### Aim:
Return only the lines from the top of the data down to the one that holds "const fmt = v", both included, without any pictures.

### Dataset excerpt:
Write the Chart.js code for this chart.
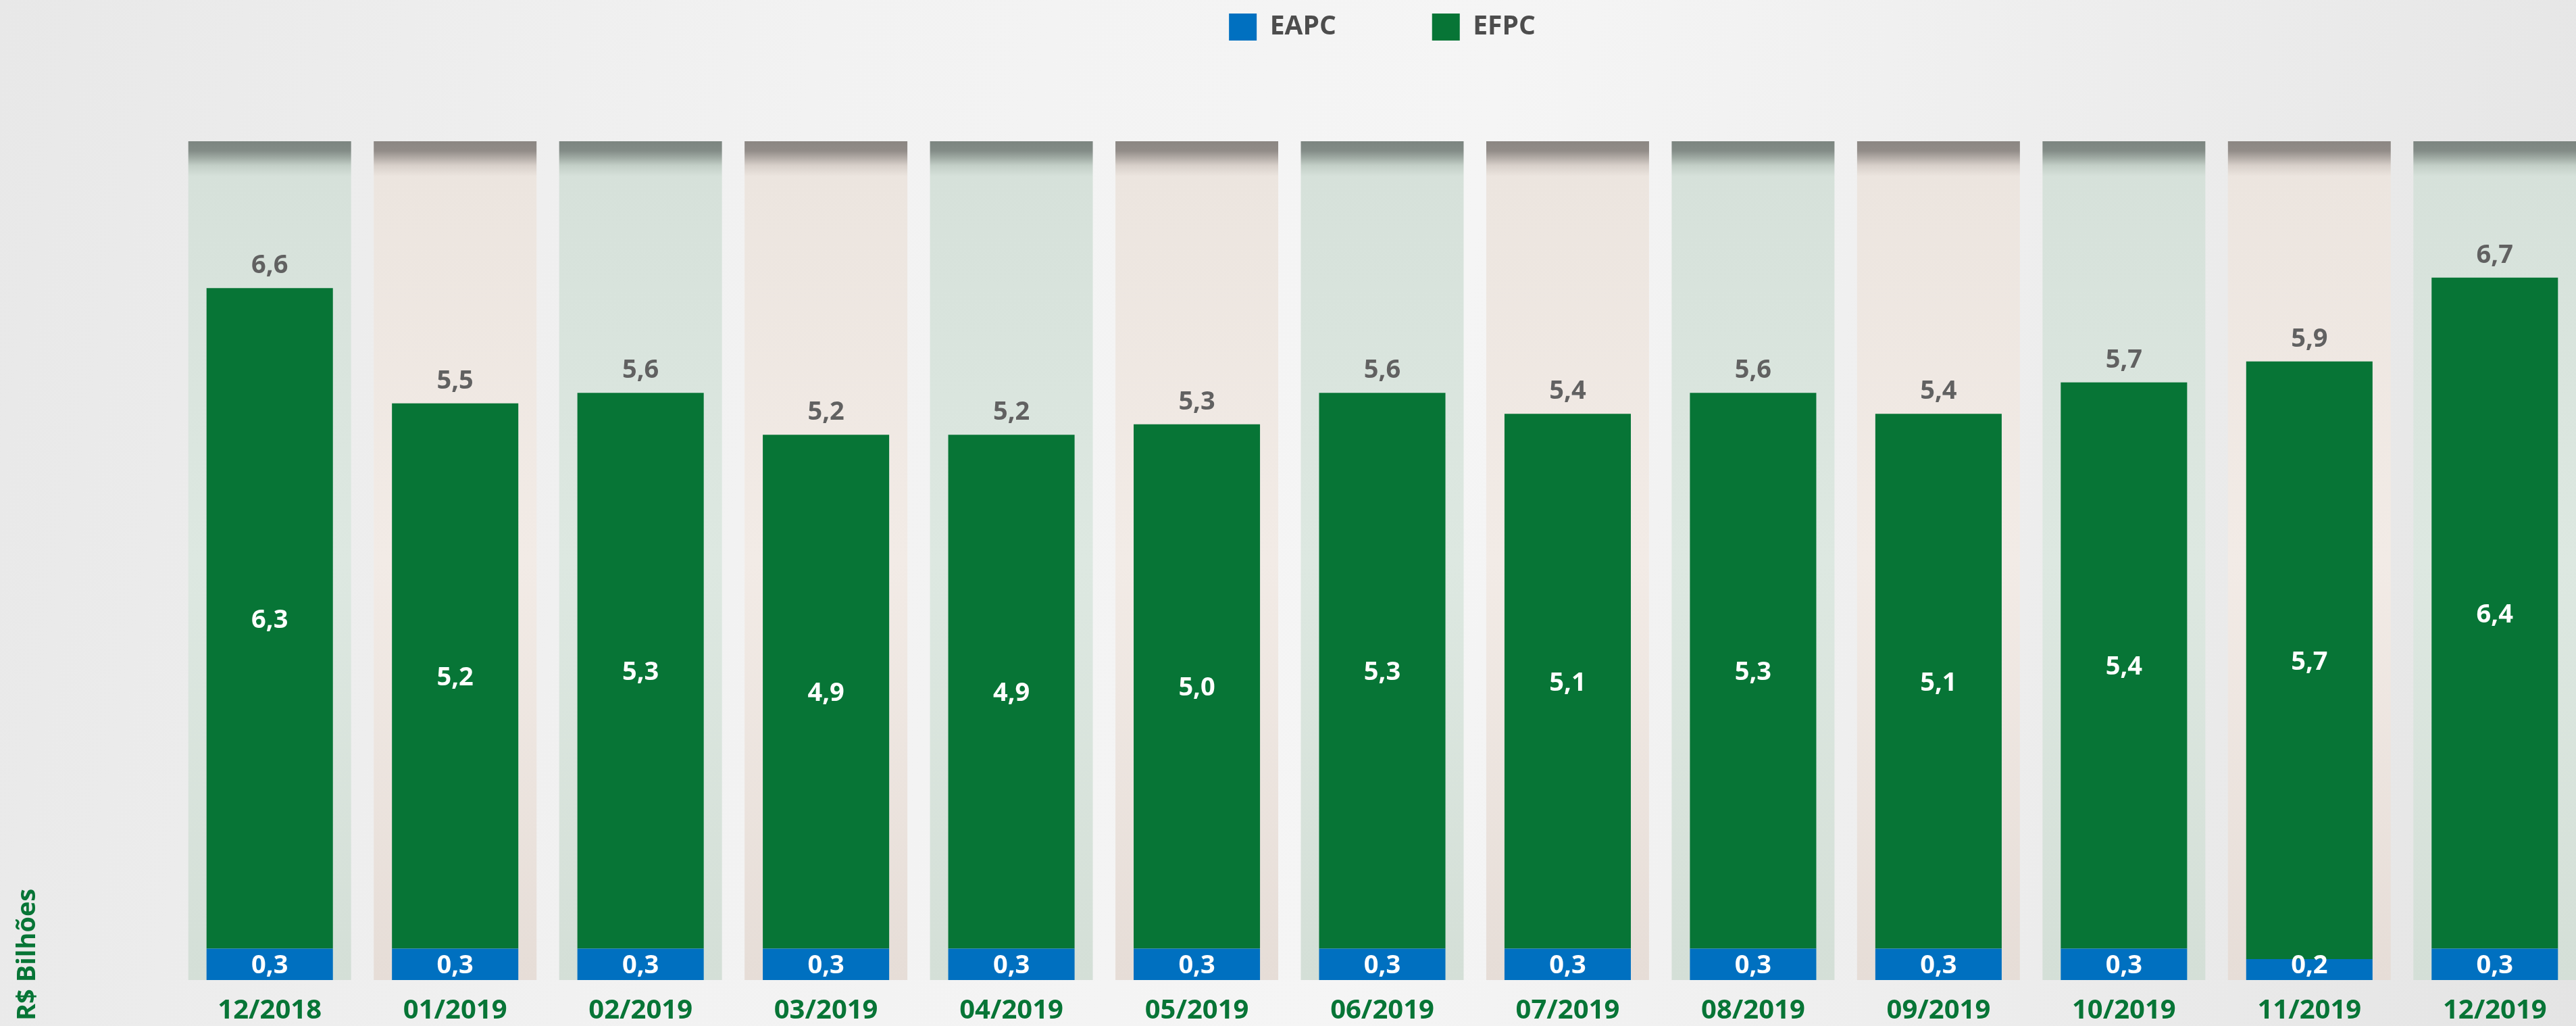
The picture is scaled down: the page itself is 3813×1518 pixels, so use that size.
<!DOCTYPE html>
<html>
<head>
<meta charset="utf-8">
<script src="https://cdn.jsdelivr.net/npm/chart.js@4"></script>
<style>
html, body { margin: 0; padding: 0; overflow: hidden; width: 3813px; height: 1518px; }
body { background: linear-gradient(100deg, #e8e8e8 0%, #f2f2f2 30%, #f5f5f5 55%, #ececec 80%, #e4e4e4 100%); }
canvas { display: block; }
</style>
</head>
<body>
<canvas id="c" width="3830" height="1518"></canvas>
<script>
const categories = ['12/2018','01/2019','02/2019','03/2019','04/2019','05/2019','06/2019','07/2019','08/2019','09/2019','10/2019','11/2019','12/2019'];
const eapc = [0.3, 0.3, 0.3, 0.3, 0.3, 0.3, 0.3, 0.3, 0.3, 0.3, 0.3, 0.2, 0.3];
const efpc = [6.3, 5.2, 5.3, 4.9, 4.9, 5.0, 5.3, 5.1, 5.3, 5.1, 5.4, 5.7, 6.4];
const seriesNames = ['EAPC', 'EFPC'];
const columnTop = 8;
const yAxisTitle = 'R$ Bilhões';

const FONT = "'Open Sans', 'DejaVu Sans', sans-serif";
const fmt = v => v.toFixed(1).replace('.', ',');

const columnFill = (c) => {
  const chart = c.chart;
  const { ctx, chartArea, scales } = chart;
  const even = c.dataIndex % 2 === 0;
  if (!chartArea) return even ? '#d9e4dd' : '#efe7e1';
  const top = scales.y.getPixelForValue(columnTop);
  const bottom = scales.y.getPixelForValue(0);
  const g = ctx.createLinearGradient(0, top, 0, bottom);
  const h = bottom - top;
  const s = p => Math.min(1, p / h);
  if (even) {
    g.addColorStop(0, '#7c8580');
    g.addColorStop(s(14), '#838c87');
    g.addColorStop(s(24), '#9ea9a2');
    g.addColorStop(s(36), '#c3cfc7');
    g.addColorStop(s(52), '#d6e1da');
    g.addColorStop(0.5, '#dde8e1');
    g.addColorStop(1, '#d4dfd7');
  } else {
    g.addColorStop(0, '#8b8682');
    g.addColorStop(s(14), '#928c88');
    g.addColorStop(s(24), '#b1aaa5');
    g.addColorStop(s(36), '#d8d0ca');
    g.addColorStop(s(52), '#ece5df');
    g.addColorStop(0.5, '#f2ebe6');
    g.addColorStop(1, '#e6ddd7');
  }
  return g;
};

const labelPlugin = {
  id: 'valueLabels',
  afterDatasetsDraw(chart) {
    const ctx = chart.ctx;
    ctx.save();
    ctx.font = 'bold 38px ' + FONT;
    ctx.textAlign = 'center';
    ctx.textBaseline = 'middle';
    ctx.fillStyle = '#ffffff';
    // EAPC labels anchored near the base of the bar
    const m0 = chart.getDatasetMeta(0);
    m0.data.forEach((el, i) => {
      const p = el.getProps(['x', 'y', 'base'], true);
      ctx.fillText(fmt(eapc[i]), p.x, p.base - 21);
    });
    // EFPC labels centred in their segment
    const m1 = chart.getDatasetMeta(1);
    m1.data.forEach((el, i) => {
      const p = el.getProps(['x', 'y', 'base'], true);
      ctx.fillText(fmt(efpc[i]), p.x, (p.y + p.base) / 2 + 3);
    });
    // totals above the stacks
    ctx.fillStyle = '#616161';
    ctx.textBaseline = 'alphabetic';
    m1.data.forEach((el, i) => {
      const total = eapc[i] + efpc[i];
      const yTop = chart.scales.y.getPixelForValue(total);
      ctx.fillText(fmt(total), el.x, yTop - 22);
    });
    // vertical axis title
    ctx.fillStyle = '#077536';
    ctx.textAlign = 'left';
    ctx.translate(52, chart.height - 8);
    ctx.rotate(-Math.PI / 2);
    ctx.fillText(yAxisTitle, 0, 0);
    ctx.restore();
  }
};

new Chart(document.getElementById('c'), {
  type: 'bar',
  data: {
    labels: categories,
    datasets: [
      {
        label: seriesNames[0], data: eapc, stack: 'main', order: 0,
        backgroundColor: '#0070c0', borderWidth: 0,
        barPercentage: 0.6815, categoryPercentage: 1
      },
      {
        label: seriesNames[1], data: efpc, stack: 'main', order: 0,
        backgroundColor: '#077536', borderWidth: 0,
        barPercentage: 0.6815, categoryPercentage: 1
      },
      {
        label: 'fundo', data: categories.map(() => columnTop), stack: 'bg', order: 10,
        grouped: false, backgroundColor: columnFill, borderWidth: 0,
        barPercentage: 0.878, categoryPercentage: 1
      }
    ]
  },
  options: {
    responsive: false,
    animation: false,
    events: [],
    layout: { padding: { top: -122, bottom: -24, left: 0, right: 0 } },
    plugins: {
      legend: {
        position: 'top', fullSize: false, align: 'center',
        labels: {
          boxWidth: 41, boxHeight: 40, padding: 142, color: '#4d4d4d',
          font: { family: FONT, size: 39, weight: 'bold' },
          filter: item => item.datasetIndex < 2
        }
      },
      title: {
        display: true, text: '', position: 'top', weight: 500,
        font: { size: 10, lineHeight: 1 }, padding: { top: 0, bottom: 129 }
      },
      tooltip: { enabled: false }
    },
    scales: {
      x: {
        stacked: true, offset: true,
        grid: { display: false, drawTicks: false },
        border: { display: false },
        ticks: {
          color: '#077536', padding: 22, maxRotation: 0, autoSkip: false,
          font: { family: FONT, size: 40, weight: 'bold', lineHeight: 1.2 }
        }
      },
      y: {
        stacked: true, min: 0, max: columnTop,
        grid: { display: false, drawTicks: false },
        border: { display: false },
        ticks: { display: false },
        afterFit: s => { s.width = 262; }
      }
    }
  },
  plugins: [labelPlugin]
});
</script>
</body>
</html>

### Response:
Write the Chart.js code for this chart.
The picture is scaled down: the page itself is 3813×1518 pixels, so use that size.
<!DOCTYPE html>
<html>
<head>
<meta charset="utf-8">
<script src="https://cdn.jsdelivr.net/npm/chart.js@4"></script>
<style>
html, body { margin: 0; padding: 0; overflow: hidden; width: 3813px; height: 1518px; }
body { background: linear-gradient(100deg, #e8e8e8 0%, #f2f2f2 30%, #f5f5f5 55%, #ececec 80%, #e4e4e4 100%); }
canvas { display: block; }
</style>
</head>
<body>
<canvas id="c" width="3830" height="1518"></canvas>
<script>
const categories = ['12/2018','01/2019','02/2019','03/2019','04/2019','05/2019','06/2019','07/2019','08/2019','09/2019','10/2019','11/2019','12/2019'];
const eapc = [0.3, 0.3, 0.3, 0.3, 0.3, 0.3, 0.3, 0.3, 0.3, 0.3, 0.3, 0.2, 0.3];
const efpc = [6.3, 5.2, 5.3, 4.9, 4.9, 5.0, 5.3, 5.1, 5.3, 5.1, 5.4, 5.7, 6.4];
const seriesNames = ['EAPC', 'EFPC'];
const columnTop = 8;
const yAxisTitle = 'R$ Bilhões';

const FONT = "'Open Sans', 'DejaVu Sans', sans-serif";
const fmt = v => v.toFixed(1).replace('.', ',');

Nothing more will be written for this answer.